# SUPPLIED MATERIAL start

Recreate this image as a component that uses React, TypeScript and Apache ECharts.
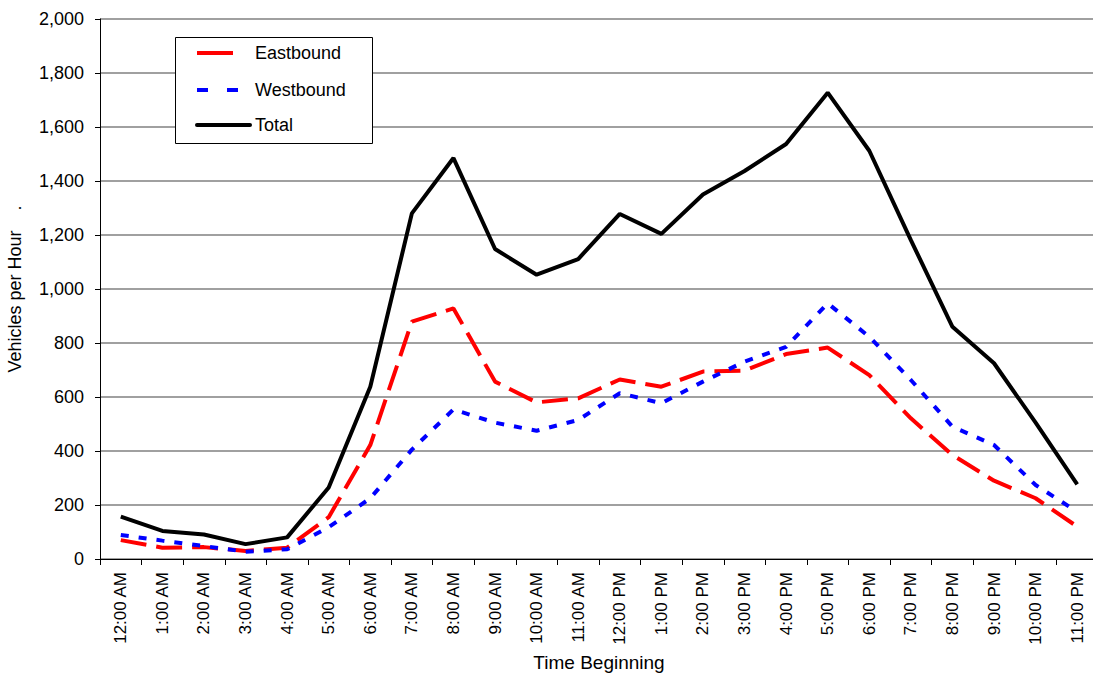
import React, { useEffect, useRef } from "react";
import * as echarts from "echarts";

const categories = [
  "12:00 AM", "1:00 AM", "2:00 AM", "3:00 AM", "4:00 AM", "5:00 AM",
  "6:00 AM", "7:00 AM", "8:00 AM", "9:00 AM", "10:00 AM", "11:00 AM",
  "12:00 PM", "1:00 PM", "2:00 PM", "3:00 PM", "4:00 PM", "5:00 PM",
  "6:00 PM", "7:00 PM", "8:00 PM", "9:00 PM", "10:00 PM", "11:00 PM",
];

const seriesNames = ["Eastbound", "Westbound", "Total"];
const eastbound = [70, 42, 44, 30, 42, 155, 422, 879, 928, 657, 580, 595, 665, 638, 694, 698, 759, 783, 681, 521, 385, 290, 225, 120];
const westbound = [89, 68, 48, 27, 36, 118, 225, 405, 554, 505, 475, 515, 614, 577, 657, 731, 786, 947, 823, 663, 490, 422, 274, 175];
const total = [157, 104, 91, 55, 80, 265, 638, 1280, 1485, 1148, 1053, 1111, 1278, 1204, 1350, 1437, 1537, 1727, 1512, 1181, 860, 725, 505, 276];

const FONT = "'Liberation Sans', Arial, sans-serif";

export default function App() {
  const ref = useRef<HTMLDivElement>(null);
  useEffect(() => {
    if (!ref.current) return;
    const chart = echarts.init(ref.current, null, { renderer: "svg" });
    const legendText = (text: string, y: number) => ({
      type: "text",
      left: 255,
      top: y - 10,
      z: 101,
      style: { text, fontSize: 18, fill: "#000", fontFamily: FONT },
    });
    chart.setOption({
      animation: false,
      backgroundColor: "#ffffff",
      textStyle: { fontFamily: FONT },
      grid: {
        left: 100,
        top: 19,
        width: 998,
        height: 540,
        outerBoundsMode: "none",
        containLabel: false,
      },
      graphic: [
        {
          type: "rect",
          left: 175,
          top: 37,
          z: 100,
          shape: { width: 197, height: 106 },
          style: { fill: "#fff", stroke: "#000", lineWidth: 1 },
        },
        {
          type: "line",
          z: 101,
          shape: { x1: 197, y1: 53, x2: 233, y2: 53 },
          style: { stroke: "#ff0000", lineWidth: 4 },
        },
        {
          type: "line",
          z: 101,
          shape: { x1: 197, y1: 90, x2: 238, y2: 90 },
          style: { stroke: "#0000ff", lineWidth: 4, lineDash: [11, 19] },
        },
        {
          type: "line",
          z: 101,
          shape: { x1: 197, y1: 125, x2: 250, y2: 125 },
          style: { stroke: "#000", lineWidth: 4, lineCap: "round" },
        },
        legendText(seriesNames[0], 54),
        legendText(seriesNames[1], 91),
        legendText(seriesNames[2], 126),
      ],
      xAxis: {
        type: "category",
        data: categories,
        boundaryGap: true,
        name: "Time Beginning",
        nameLocation: "middle",
        nameGap: 94,
        nameTextStyle: { fontSize: 19, color: "#000", fontFamily: FONT },
        axisLine: { lineStyle: { color: "#000", width: 1 } },
        axisTick: { show: true, length: 6, lineStyle: { color: "#000" }, alignWithLabel: false },
        axisLabel: { rotate: 90, fontSize: 17, color: "#000", margin: 13, interval: 0, fontFamily: FONT },
        splitLine: { show: false },
      },
      yAxis: {
        type: "value",
        min: 0,
        max: 2000,
        interval: 200,
        name: "Vehicles per Hour    .",
        nameLocation: "middle",
        nameGap: 76,
        nameRotate: 90,
        nameTextStyle: { fontSize: 18, color: "#000", fontFamily: FONT },
        axisLine: { show: true, lineStyle: { color: "#000", width: 1 } },
        axisTick: { show: true, length: 5, lineStyle: { color: "#000" } },
        axisLabel: { fontSize: 18, color: "#000", margin: 16, fontFamily: FONT },
        splitLine: { show: true, lineStyle: { color: "#808080", width: 1.5 } },
      },
      series: [
        {
          name: seriesNames[0],
          type: "line",
          data: eastbound,
          symbol: "none",
          lineStyle: { color: "#ff0000", width: 4, type: [26, 10] },
          itemStyle: { color: "#ff0000" },
        },
        {
          name: seriesNames[1],
          type: "line",
          data: westbound,
          symbol: "none",
          lineStyle: { color: "#0000ff", width: 4, type: [8, 10] },
          itemStyle: { color: "#0000ff" },
        },
        {
          name: seriesNames[2],
          type: "line",
          data: total,
          symbol: "none",
          lineStyle: { color: "#000000", width: 4 },
          itemStyle: { color: "#000000" },
        },
      ],
    });
    return () => chart.dispose();
  }, []);
  return (
    <div
      ref={ref}
      style={{ position: "fixed", left: 0, top: 0, width: 1093, height: 673, background: "#fff" }}
    />
  );
}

# SUPPLIED MATERIAL end

_EXERCISE BRIEF_: The data above needs to be retyped exactly, with the images left out.

_EXPECTED OUTPUT_:
Recreate this image as a component that uses React, TypeScript and Apache ECharts.
import React, { useEffect, useRef } from "react";
import * as echarts from "echarts";

const categories = [
  "12:00 AM", "1:00 AM", "2:00 AM", "3:00 AM", "4:00 AM", "5:00 AM",
  "6:00 AM", "7:00 AM", "8:00 AM", "9:00 AM", "10:00 AM", "11:00 AM",
  "12:00 PM", "1:00 PM", "2:00 PM", "3:00 PM", "4:00 PM", "5:00 PM",
  "6:00 PM", "7:00 PM", "8:00 PM", "9:00 PM", "10:00 PM", "11:00 PM",
];

const seriesNames = ["Eastbound", "Westbound", "Total"];
const eastbound = [70, 42, 44, 30, 42, 155, 422, 879, 928, 657, 580, 595, 665, 638, 694, 698, 759, 783, 681, 521, 385, 290, 225, 120];
const westbound = [89, 68, 48, 27, 36, 118, 225, 405, 554, 505, 475, 515, 614, 577, 657, 731, 786, 947, 823, 663, 490, 422, 274, 175];
const total = [157, 104, 91, 55, 80, 265, 638, 1280, 1485, 1148, 1053, 1111, 1278, 1204, 1350, 1437, 1537, 1727, 1512, 1181, 860, 725, 505, 276];

const FONT = "'Liberation Sans', Arial, sans-serif";

export default function App() {
  const ref = useRef<HTMLDivElement>(null);
  useEffect(() => {
    if (!ref.current) return;
    const chart = echarts.init(ref.current, null, { renderer: "svg" });
    const legendText = (text: string, y: number) => ({
      type: "text",
      left: 255,
      top: y - 10,
      z: 101,
      style: { text, fontSize: 18, fill: "#000", fontFamily: FONT },
    });
    chart.setOption({
      animation: false,
      backgroundColor: "#ffffff",
      textStyle: { fontFamily: FONT },
      grid: {
        left: 100,
        top: 19,
        width: 998,
        height: 540,
        outerBoundsMode: "none",
        containLabel: false,
      },
      graphic: [
        {
          type: "rect",
          left: 175,
          top: 37,
          z: 100,
          shape: { width: 197, height: 106 },
          style: { fill: "#fff", stroke: "#000", lineWidth: 1 },
        },
        {
          type: "line",
          z: 101,
          shape: { x1: 197, y1: 53, x2: 233, y2: 53 },
          style: { stroke: "#ff0000", lineWidth: 4 },
        },
        {
          type: "line",
          z: 101,
          shape: { x1: 197, y1: 90, x2: 238, y2: 90 },
          style: { stroke: "#0000ff", lineWidth: 4, lineDash: [11, 19] },
        },
        {
          type: "line",
          z: 101,
          shape: { x1: 197, y1: 125, x2: 250, y2: 125 },
          style: { stroke: "#000", lineWidth: 4, lineCap: "round" },
        },
        legendText(seriesNames[0], 54),
        legendText(seriesNames[1], 91),
        legendText(seriesNames[2], 126),
      ],
      xAxis: {
        type: "category",
        data: categories,
        boundaryGap: true,
        name: "Time Beginning",
        nameLocation: "middle",
        nameGap: 94,
        nameTextStyle: { fontSize: 19, color: "#000", fontFamily: FONT },
        axisLine: { lineStyle: { color: "#000", width: 1 } },
        axisTick: { show: true, length: 6, lineStyle: { color: "#000" }, alignWithLabel: false },
        axisLabel: { rotate: 90, fontSize: 17, color: "#000", margin: 13, interval: 0, fontFamily: FONT },
        splitLine: { show: false },
      },
      yAxis: {
        type: "value",
        min: 0,
        max: 2000,
        interval: 200,
        name: "Vehicles per Hour    .",
        nameLocation: "middle",
        nameGap: 76,
        nameRotate: 90,
        nameTextStyle: { fontSize: 18, color: "#000", fontFamily: FONT },
        axisLine: { show: true, lineStyle: { color: "#000", width: 1 } },
        axisTick: { show: true, length: 5, lineStyle: { color: "#000" } },
        axisLabel: { fontSize: 18, color: "#000", margin: 16, fontFamily: FONT },
        splitLine: { show: true, lineStyle: { color: "#808080", width: 1.5 } },
      },
      series: [
        {
          name: seriesNames[0],
          type: "line",
          data: eastbound,
          symbol: "none",
          lineStyle: { color: "#ff0000", width: 4, type: [26, 10] },
          itemStyle: { color: "#ff0000" },
        },
        {
          name: seriesNames[1],
          type: "line",
          data: westbound,
          symbol: "none",
          lineStyle: { color: "#0000ff", width: 4, type: [8, 10] },
          itemStyle: { color: "#0000ff" },
        },
        {
          name: seriesNames[2],
          type: "line",
          data: total,
          symbol: "none",
          lineStyle: { color: "#000000", width: 4 },
          itemStyle: { color: "#000000" },
        },
      ],
    });
    return () => chart.dispose();
  }, []);
  return (
    <div
      ref={ref}
      style={{ position: "fixed", left: 0, top: 0, width: 1093, height: 673, background: "#fff" }}
    />
  );
}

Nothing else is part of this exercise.